WHAT THE TASK REQUIRES -> Take the data below and copy exactly the lines starting at the one with "Rebuild this chart" and finishing at the one with "from matplotlib.ticker import", both included.

TASK INPUTS ->
┄┄┄┄┄┄

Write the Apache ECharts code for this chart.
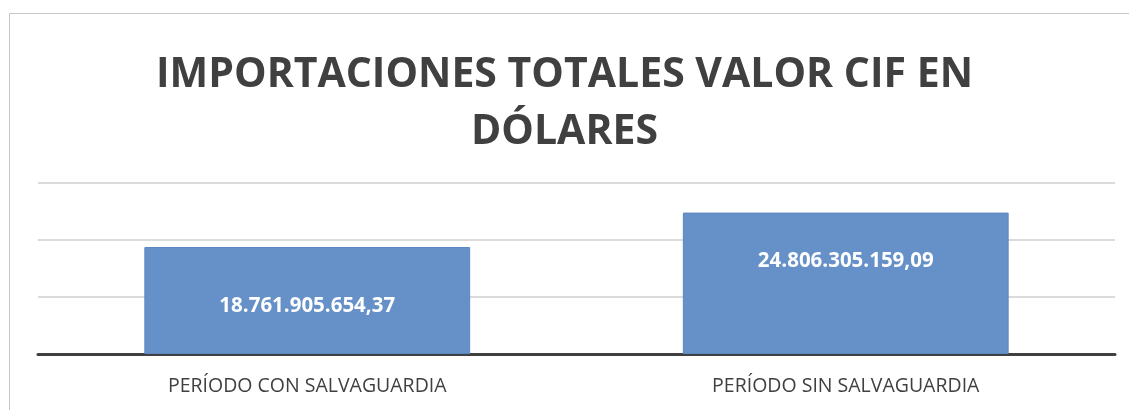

┄┄┄┄┄┄

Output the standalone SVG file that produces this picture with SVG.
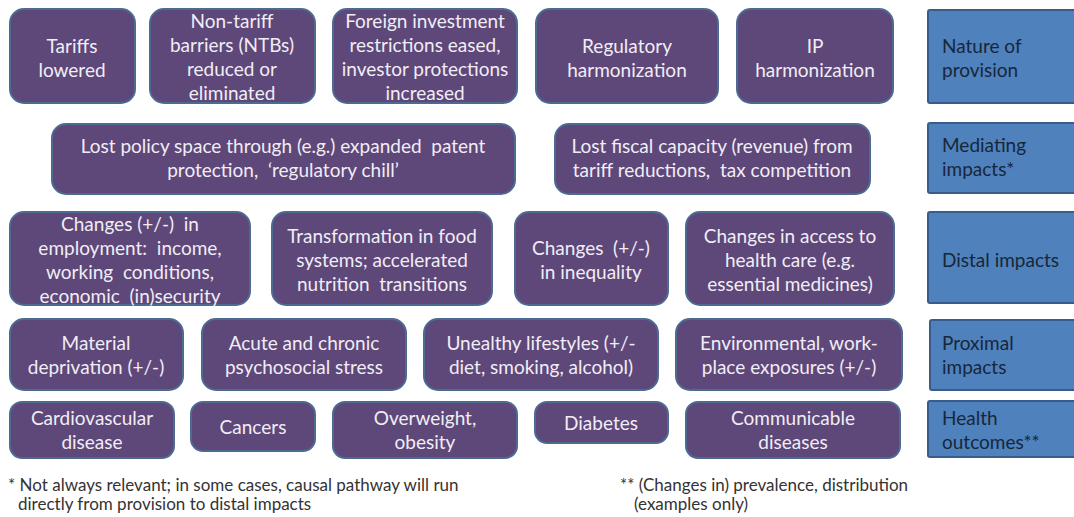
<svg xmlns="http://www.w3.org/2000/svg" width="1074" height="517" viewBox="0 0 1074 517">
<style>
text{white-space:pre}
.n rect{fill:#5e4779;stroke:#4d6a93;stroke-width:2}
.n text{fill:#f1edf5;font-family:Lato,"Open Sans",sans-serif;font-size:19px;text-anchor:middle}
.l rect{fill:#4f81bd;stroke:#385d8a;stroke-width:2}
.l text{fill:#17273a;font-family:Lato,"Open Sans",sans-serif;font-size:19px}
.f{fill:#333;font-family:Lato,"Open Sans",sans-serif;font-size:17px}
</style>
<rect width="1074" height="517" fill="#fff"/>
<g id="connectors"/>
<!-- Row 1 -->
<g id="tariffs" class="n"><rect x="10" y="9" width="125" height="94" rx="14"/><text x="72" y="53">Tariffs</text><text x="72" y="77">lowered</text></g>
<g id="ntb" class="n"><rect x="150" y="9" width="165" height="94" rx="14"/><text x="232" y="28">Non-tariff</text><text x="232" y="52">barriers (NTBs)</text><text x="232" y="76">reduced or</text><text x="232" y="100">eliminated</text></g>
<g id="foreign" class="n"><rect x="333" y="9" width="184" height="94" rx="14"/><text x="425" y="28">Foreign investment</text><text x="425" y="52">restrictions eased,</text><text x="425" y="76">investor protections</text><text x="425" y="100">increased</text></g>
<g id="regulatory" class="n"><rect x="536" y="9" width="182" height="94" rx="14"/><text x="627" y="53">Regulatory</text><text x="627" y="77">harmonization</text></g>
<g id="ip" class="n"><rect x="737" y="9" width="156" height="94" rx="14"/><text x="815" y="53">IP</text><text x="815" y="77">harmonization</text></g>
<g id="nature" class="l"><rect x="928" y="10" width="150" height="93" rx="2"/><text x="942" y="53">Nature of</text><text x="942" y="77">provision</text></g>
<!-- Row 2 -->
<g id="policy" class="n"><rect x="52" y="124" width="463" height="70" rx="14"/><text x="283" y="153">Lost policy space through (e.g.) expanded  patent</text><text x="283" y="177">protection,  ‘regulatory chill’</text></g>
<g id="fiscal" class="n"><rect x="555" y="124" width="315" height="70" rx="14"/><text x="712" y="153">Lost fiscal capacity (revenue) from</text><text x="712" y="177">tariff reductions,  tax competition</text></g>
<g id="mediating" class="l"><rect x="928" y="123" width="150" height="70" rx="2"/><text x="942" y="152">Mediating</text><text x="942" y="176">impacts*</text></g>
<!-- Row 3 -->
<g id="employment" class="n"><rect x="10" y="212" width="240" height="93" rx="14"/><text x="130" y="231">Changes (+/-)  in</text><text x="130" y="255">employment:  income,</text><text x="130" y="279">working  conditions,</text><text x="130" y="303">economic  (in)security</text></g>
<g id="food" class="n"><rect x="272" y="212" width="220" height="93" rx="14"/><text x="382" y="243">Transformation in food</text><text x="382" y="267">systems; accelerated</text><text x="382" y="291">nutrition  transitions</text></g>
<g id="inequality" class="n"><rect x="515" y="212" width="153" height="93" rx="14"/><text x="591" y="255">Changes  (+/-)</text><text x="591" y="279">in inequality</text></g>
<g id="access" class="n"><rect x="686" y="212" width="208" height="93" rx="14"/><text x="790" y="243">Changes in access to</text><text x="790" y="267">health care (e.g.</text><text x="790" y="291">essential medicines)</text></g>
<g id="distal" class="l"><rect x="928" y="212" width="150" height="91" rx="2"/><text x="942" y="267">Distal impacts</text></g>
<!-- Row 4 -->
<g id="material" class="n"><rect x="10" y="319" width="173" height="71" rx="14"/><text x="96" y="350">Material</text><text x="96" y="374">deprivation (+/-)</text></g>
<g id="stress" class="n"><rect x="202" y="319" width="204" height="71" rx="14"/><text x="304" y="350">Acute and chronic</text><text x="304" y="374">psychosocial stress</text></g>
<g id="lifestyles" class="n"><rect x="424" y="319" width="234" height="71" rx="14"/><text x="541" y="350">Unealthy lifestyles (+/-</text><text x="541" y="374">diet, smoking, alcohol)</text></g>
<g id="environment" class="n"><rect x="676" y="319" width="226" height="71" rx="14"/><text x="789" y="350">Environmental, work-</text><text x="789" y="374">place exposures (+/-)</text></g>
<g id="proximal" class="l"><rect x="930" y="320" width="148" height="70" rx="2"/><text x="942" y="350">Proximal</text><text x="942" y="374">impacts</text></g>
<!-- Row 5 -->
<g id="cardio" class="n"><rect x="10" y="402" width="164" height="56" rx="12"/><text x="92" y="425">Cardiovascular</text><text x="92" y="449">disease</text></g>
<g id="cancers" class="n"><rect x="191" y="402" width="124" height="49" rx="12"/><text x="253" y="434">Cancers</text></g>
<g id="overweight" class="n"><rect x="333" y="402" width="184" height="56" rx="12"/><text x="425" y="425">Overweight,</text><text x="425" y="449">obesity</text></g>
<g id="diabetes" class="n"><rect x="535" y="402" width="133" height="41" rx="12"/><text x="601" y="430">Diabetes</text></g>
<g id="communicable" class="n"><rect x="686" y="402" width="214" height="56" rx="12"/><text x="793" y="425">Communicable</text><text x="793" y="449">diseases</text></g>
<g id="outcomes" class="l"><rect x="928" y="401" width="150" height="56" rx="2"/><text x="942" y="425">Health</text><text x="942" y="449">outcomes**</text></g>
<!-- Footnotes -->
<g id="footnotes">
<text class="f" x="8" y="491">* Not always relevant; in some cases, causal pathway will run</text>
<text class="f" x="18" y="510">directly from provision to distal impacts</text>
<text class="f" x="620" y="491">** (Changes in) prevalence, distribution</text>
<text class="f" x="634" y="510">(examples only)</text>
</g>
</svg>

┄┄┄┄┄┄

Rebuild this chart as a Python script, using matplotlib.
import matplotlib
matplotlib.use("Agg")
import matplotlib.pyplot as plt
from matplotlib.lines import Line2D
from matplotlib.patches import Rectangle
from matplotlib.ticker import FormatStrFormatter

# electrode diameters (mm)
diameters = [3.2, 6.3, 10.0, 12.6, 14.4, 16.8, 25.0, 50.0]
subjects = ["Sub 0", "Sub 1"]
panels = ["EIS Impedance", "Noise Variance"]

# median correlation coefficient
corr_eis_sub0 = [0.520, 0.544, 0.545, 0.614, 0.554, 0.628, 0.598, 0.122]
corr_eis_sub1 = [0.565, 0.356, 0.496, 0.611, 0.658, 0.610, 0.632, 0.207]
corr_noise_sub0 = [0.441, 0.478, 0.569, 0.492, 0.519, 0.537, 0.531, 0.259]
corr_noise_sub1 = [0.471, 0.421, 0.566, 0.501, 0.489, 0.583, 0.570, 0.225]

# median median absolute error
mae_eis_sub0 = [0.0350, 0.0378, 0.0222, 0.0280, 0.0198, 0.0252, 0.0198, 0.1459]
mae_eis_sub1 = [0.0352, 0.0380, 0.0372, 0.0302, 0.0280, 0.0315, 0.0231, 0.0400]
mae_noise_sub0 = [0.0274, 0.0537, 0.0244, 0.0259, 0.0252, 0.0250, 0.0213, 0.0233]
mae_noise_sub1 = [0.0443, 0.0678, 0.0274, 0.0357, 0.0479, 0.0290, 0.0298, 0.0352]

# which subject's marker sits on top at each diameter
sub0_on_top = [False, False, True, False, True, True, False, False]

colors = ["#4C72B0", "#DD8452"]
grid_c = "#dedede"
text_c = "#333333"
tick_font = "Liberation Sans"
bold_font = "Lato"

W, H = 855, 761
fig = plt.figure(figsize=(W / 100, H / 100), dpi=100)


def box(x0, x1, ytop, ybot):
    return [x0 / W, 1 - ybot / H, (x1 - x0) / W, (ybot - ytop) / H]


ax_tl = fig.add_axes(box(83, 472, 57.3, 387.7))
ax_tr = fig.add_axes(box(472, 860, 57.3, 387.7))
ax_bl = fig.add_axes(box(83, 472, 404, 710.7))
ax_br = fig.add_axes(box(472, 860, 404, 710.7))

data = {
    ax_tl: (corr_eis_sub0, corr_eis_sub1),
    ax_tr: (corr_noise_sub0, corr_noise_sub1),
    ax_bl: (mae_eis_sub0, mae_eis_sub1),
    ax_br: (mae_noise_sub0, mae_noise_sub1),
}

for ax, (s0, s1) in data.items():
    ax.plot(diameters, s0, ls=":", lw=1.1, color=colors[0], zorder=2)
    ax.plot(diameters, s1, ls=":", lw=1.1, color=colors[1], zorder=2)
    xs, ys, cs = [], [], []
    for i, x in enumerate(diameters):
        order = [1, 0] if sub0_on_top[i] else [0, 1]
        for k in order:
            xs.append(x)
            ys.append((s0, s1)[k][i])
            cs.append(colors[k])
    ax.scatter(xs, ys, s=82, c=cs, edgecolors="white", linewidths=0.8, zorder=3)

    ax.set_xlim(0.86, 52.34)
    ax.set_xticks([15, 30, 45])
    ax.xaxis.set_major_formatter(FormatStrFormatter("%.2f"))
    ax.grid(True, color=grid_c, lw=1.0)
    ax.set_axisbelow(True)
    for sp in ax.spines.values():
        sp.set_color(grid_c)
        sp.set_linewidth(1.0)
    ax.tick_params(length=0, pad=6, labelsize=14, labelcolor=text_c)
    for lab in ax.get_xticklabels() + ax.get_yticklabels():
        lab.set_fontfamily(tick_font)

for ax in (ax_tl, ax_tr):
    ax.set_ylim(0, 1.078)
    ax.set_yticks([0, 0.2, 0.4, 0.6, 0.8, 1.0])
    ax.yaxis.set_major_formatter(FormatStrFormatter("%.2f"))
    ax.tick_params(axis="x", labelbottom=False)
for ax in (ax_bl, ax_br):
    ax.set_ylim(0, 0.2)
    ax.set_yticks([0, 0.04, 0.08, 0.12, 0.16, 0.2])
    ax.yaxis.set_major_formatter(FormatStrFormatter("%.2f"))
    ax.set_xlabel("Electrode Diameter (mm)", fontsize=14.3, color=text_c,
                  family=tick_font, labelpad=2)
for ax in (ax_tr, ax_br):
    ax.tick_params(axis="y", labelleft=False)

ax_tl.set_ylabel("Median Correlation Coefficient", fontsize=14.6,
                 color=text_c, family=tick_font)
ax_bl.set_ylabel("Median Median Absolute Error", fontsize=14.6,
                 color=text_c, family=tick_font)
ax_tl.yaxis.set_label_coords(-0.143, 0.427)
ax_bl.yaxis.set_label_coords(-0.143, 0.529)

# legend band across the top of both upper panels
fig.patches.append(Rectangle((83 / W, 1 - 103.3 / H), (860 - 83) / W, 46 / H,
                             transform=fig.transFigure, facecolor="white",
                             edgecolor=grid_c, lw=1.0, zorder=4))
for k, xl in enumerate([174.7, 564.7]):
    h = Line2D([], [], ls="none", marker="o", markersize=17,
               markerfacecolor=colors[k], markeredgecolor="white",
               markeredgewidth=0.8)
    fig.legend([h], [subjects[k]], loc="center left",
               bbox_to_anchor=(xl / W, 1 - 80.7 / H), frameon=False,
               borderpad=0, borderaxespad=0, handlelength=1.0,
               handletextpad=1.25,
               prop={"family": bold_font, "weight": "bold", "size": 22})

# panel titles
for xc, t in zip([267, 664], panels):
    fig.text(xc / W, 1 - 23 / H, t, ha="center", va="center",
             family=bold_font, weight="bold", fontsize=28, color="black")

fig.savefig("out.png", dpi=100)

┄┄┄┄┄┄

REPLY TO THE TASK ->
Rebuild this chart as a Python script, using matplotlib.
import matplotlib
matplotlib.use("Agg")
import matplotlib.pyplot as plt
from matplotlib.lines import Line2D
from matplotlib.patches import Rectangle
from matplotlib.ticker import FormatStrFormatter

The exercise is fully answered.